(Source code of charts)
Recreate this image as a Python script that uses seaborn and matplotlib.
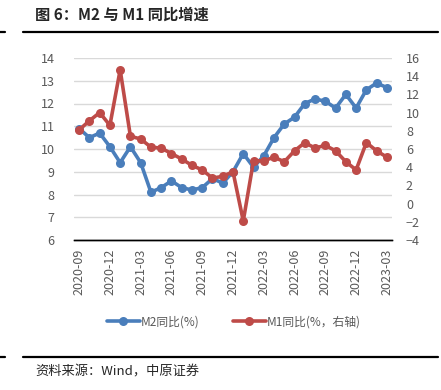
"""M2 and M1 year-on-year growth"""
import matplotlib
matplotlib.use("Agg")
import matplotlib.pyplot as plt
from matplotlib.lines import Line2D
import seaborn as sns

months = ["2020-09", "2020-10", "2020-11", "2020-12", "2021-01", "2021-02",
          "2021-03", "2021-04", "2021-05", "2021-06", "2021-07", "2021-08",
          "2021-09", "2021-10", "2021-11", "2021-12", "2022-01", "2022-02",
          "2022-03", "2022-04", "2022-05", "2022-06", "2022-07", "2022-08",
          "2022-09", "2022-10", "2022-11", "2022-12", "2023-01", "2023-02",
          "2023-03"]
m2 = [10.9, 10.5, 10.7, 10.1, 9.4, 10.1, 9.4, 8.1, 8.3, 8.6, 8.3, 8.2,
      8.3, 8.7, 8.5, 9.0, 9.8, 9.2, 9.7, 10.5, 11.1, 11.4, 12.0, 12.2,
      12.1, 11.8, 12.4, 11.8, 12.6, 12.9, 12.7]
m1 = [8.1, 9.1, 10.0, 8.6, 14.7, 7.4, 7.1, 6.2, 6.1, 5.5, 4.9, 4.2,
      3.7, 2.8, 3.0, 3.5, -1.9, 4.7, 4.7, 5.1, 4.6, 5.8, 6.7, 6.1,
      6.4, 5.8, 4.6, 3.7, 6.7, 5.8, 5.1]

BLUE = "#4A7EBB"
RED = "#BE4B48"
GRAY = "#595959"

sns.set_style("white")
plt.rcParams["font.family"] = ["Noto Sans CJK SC", "DejaVu Sans"]

fig = plt.figure(figsize=(4.41, 3.90), dpi=100)
ax = fig.add_axes([74 / 441, 1 - 240 / 390, 318 / 441, 182 / 390])
ax2 = ax.twinx()

idx = list(range(len(months)))
sns.lineplot(x=idx, y=m2, ax=ax, color=BLUE, lw=2.6, marker="o",
             markersize=6.5, markeredgewidth=0, legend=False)
sns.lineplot(x=idx, y=m1, ax=ax2, color=RED, lw=2.6, marker="o",
             markersize=6.5, markeredgewidth=0, legend=False)

ax.set_xlim(-0.5, len(months) - 0.5)
ax.set_ylim(6, 14)
ax.set_yticks(range(6, 15))
ax2.set_ylim(-4, 16)
ax2.set_yticks(range(-4, 17, 2))
ax.grid(axis="y", color="#D9D9D9", lw=1)
ax.set_axisbelow(True)

# category labels at centres, tick marks at boundaries
ax.set_xticks(idx[::3])
ax.set_xticklabels(months[::3], rotation=90, fontsize=9, color=GRAY)
ax.set_xticks([i - 0.5 for i in idx[::3]], minor=True)
ax.tick_params(axis="x", which="major", length=0, pad=6)
ax.tick_params(axis="x", which="minor", length=4, width=1, color="black", direction="out")
ax.tick_params(axis="y", length=0, labelsize=9, labelcolor=GRAY, pad=14)
ax2.tick_params(axis="y", length=0, labelsize=9, labelcolor=GRAY, pad=10)

for a in (ax, ax2):
    for s in ("left", "right", "top"):
        a.spines[s].set_visible(False)
    a.spines["bottom"].set_color("black")
    a.spines["bottom"].set_linewidth(1)

handles = ax.get_lines()[:1] + ax2.get_lines()[:1]
fig.legend(handles, ["M2同比(%)", "M1同比(%，右轴)"], loc="center",
           bbox_to_anchor=(234 / 441, 1 - 322 / 390), ncol=2, frameon=False,
           fontsize=8.5, labelcolor=GRAY, handlelength=2.8, columnspacing=2.8,
           handletextpad=0.1)

fig.text(35 / 441, 1 - 15 / 390, "图 6：M2 与 M1 同比增速", fontsize=11,
         fontweight="bold", va="center", ha="left")
fig.text(35 / 441, 1 - 372 / 390, "资料来源：Wind，中原证券", fontsize=9.5,
         va="center", ha="left")
for y in (32, 357):
    yy = 1 - y / 390
    fig.add_artist(Line2D([23 / 441, 438 / 441], [yy, yy], color="black", lw=1.6))
    fig.add_artist(Line2D([0, 5 / 441], [yy, yy], color="black", lw=1.6))

fig.savefig("out.png", dpi=100)
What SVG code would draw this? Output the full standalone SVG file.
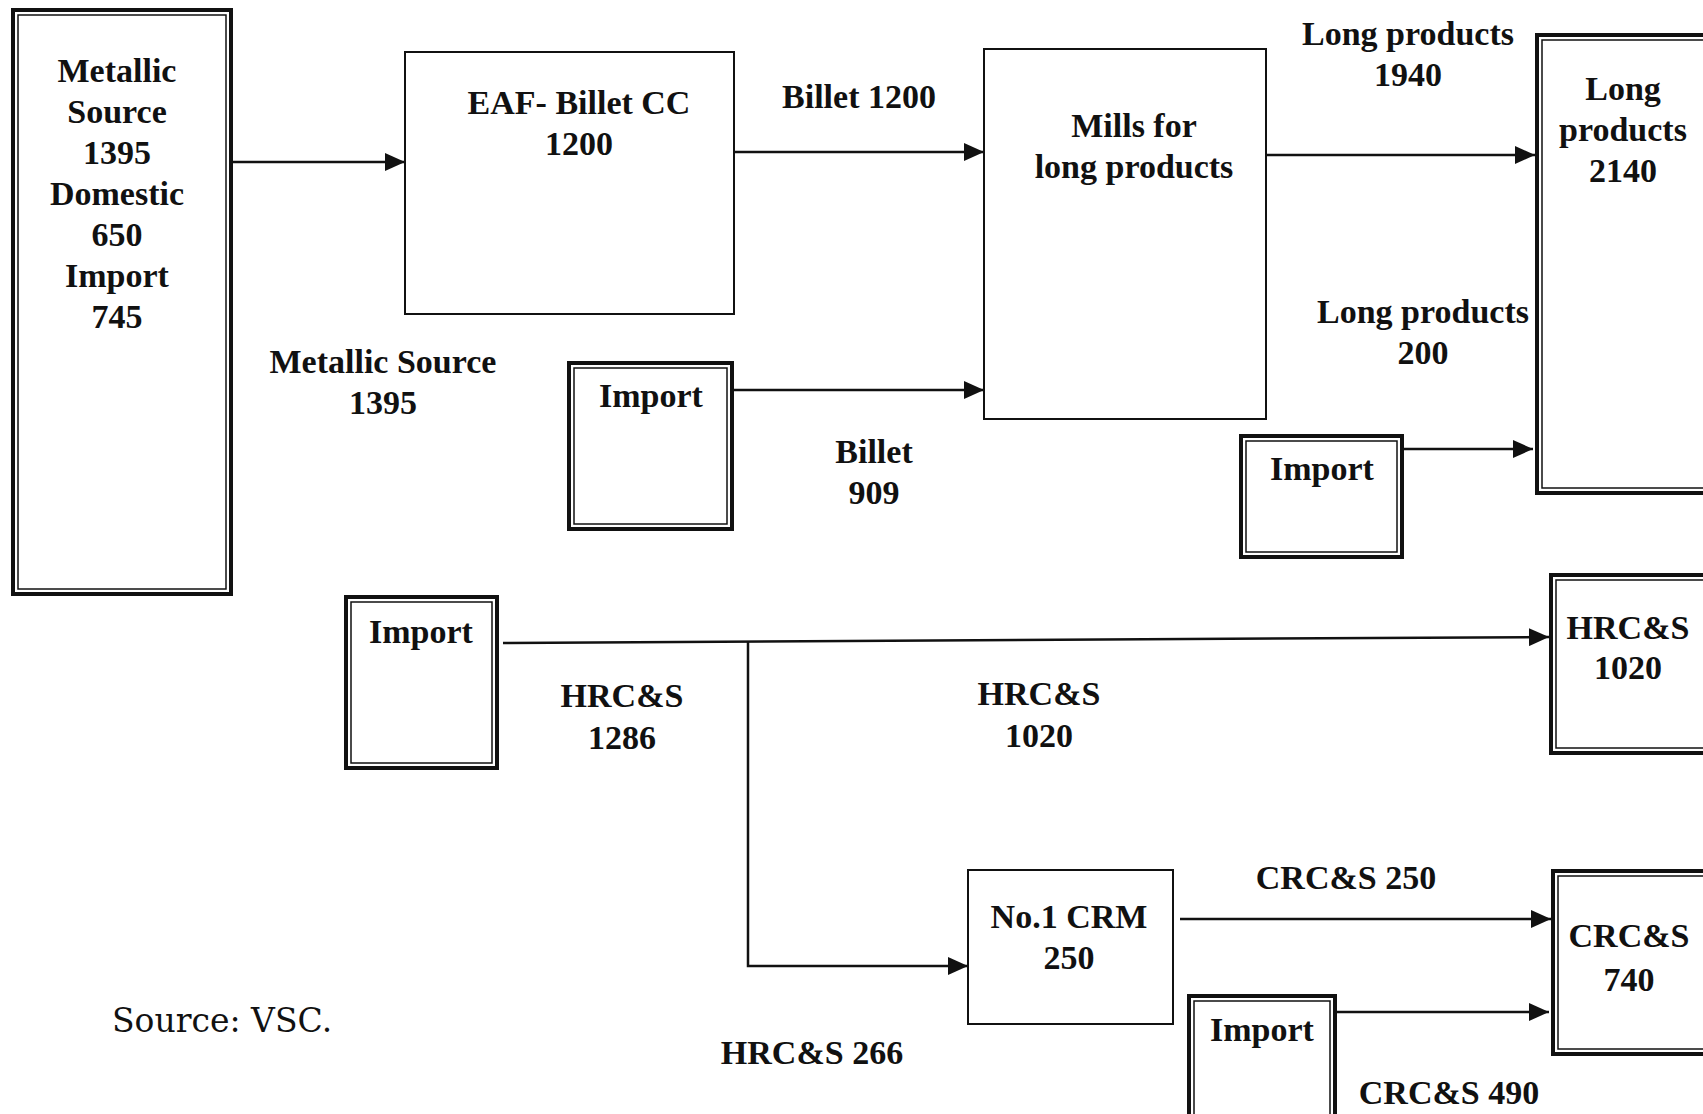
<svg xmlns="http://www.w3.org/2000/svg" width="1703" height="1114" viewBox="0 0 1703 1114">
<style>
.t{font-family:"Liberation Serif","Times New Roman",serif;font-size:34px;font-weight:bold;fill:#111;text-anchor:middle}
.src{font-family:"DejaVu Serif","Liberation Serif",serif;font-size:33px;fill:#111}
.box{fill:#fff;stroke:#111;stroke-width:2}
.outer{fill:#fff;stroke:#111;stroke-width:4}
.inner{fill:none;stroke:#111;stroke-width:1.5}
.ln{fill:none;stroke:#111;stroke-width:2.5}
</style>
<defs>
<marker id="ah" markerUnits="userSpaceOnUse" markerWidth="20" markerHeight="18" refX="20" refY="9" orient="auto">
<path d="M0,0 L20,9 L0,18 z" fill="#111"/>
</marker>
</defs>
<rect width="1703" height="1114" fill="#fff"/>

<g id="connectors">
<line class="ln" x1="233" y1="162" x2="405" y2="162" marker-end="url(#ah)"/>
<line class="ln" x1="734" y1="152" x2="984" y2="152" marker-end="url(#ah)"/>
<line class="ln" x1="734" y1="390" x2="984" y2="390" marker-end="url(#ah)"/>
<line class="ln" x1="1266" y1="155" x2="1535" y2="155" marker-end="url(#ah)"/>
<line class="ln" x1="1404" y1="449" x2="1533" y2="449" marker-end="url(#ah)"/>
<line class="ln" x1="503" y1="643" x2="1549" y2="637" marker-end="url(#ah)"/>
<path class="ln" d="M748,642 L748,966 L968,966" marker-end="url(#ah)"/>
<line class="ln" x1="1180" y1="919" x2="1551" y2="919" marker-end="url(#ah)"/>
<line class="ln" x1="1337" y1="1012" x2="1549" y2="1012" marker-end="url(#ah)"/>
</g>

<g id="metallic-source">
<rect class="outer" x="13" y="10" width="218" height="584"/>
<rect class="inner" x="18" y="15" width="208" height="574"/>
<text class="t" x="117" y="82">Metallic</text>
<text class="t" x="117" y="123">Source</text>
<text class="t" x="117" y="164">1395</text>
<text class="t" x="117" y="205">Domestic</text>
<text class="t" x="117" y="246">650</text>
<text class="t" x="117" y="287">Import</text>
<text class="t" x="117" y="328">745</text>
</g>

<g id="eaf">
<rect class="box" x="405" y="52" width="329" height="262"/>
<text class="t" x="579" y="114">EAF- Billet CC</text>
<text class="t" x="579" y="155">1200</text>
</g>

<g id="mills">
<rect class="box" x="984" y="49" width="282" height="370"/>
<text class="t" x="1134" y="137">Mills for</text>
<text class="t" x="1134" y="178">long products</text>
</g>

<g id="import-billet">
<rect class="outer" x="569" y="363" width="163" height="166"/>
<rect class="inner" x="574" y="368" width="153" height="156"/>
<text class="t" x="651" y="407">Import</text>
</g>

<g id="long-products">
<rect class="outer" x="1537" y="35" width="200" height="458"/>
<rect class="inner" x="1542" y="40" width="190" height="448"/>
<text class="t" x="1623" y="100">Long</text>
<text class="t" x="1623" y="141">products</text>
<text class="t" x="1623" y="182">2140</text>
</g>

<g id="import-long">
<rect class="outer" x="1241" y="436" width="161" height="121"/>
<rect class="inner" x="1246" y="441" width="151" height="111"/>
<text class="t" x="1322" y="480">Import</text>
</g>

<g id="import-hrc">
<rect class="outer" x="346" y="597" width="151" height="171"/>
<rect class="inner" x="351" y="602" width="141" height="161"/>
<text class="t" x="421" y="643">Import</text>
</g>

<g id="hrc-box">
<rect class="outer" x="1551" y="575" width="200" height="178"/>
<rect class="inner" x="1556" y="580" width="190" height="168"/>
<text class="t" x="1628" y="639">HRC&amp;S</text>
<text class="t" x="1628" y="679">1020</text>
</g>

<g id="crm">
<rect class="box" x="968" y="870" width="205" height="154"/>
<text class="t" x="1069" y="928">No.1 CRM</text>
<text class="t" x="1069" y="969">250</text>
</g>

<g id="crc-box">
<rect class="outer" x="1553" y="871" width="200" height="183"/>
<rect class="inner" x="1558" y="876" width="190" height="173"/>
<text class="t" x="1629" y="947">CRC&amp;S</text>
<text class="t" x="1629" y="991">740</text>
</g>

<g id="import-crc">
<rect class="outer" x="1189" y="996" width="146" height="140"/>
<rect class="inner" x="1194" y="1001" width="136" height="130"/>
<text class="t" x="1262" y="1041">Import</text>
</g>

<g id="labels">
<text class="t" x="859" y="108">Billet 1200</text>
<text class="t" x="383" y="373">Metallic Source</text>
<text class="t" x="383" y="414">1395</text>
<text class="t" x="874" y="463">Billet</text>
<text class="t" x="874" y="504">909</text>
<text class="t" x="1408" y="45">Long products</text>
<text class="t" x="1408" y="86">1940</text>
<text class="t" x="1423" y="323">Long products</text>
<text class="t" x="1423" y="364">200</text>
<text class="t" x="622" y="707">HRC&amp;S</text>
<text class="t" x="622" y="749">1286</text>
<text class="t" x="1039" y="705">HRC&amp;S</text>
<text class="t" x="1039" y="747">1020</text>
<text class="t" x="1346" y="889">CRC&amp;S 250</text>
<text class="t" x="1449" y="1104">CRC&amp;S 490</text>
<text class="t" x="812" y="1064">HRC&amp;S 266</text>
<text class="src" x="112" y="1032">Source: VSC.</text>
</g>
</svg>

=== Task instructions ===
Print exactly the first line of the entries and every line after it through the one that contains "import seaborn as sns", leaving the pictures out.

=== Exercise solution ===
Recreate this image as a Python script that uses seaborn and matplotlib.
"""M2 and M1 year-on-year growth"""
import matplotlib
matplotlib.use("Agg")
import matplotlib.pyplot as plt
from matplotlib.lines import Line2D
import seaborn as sns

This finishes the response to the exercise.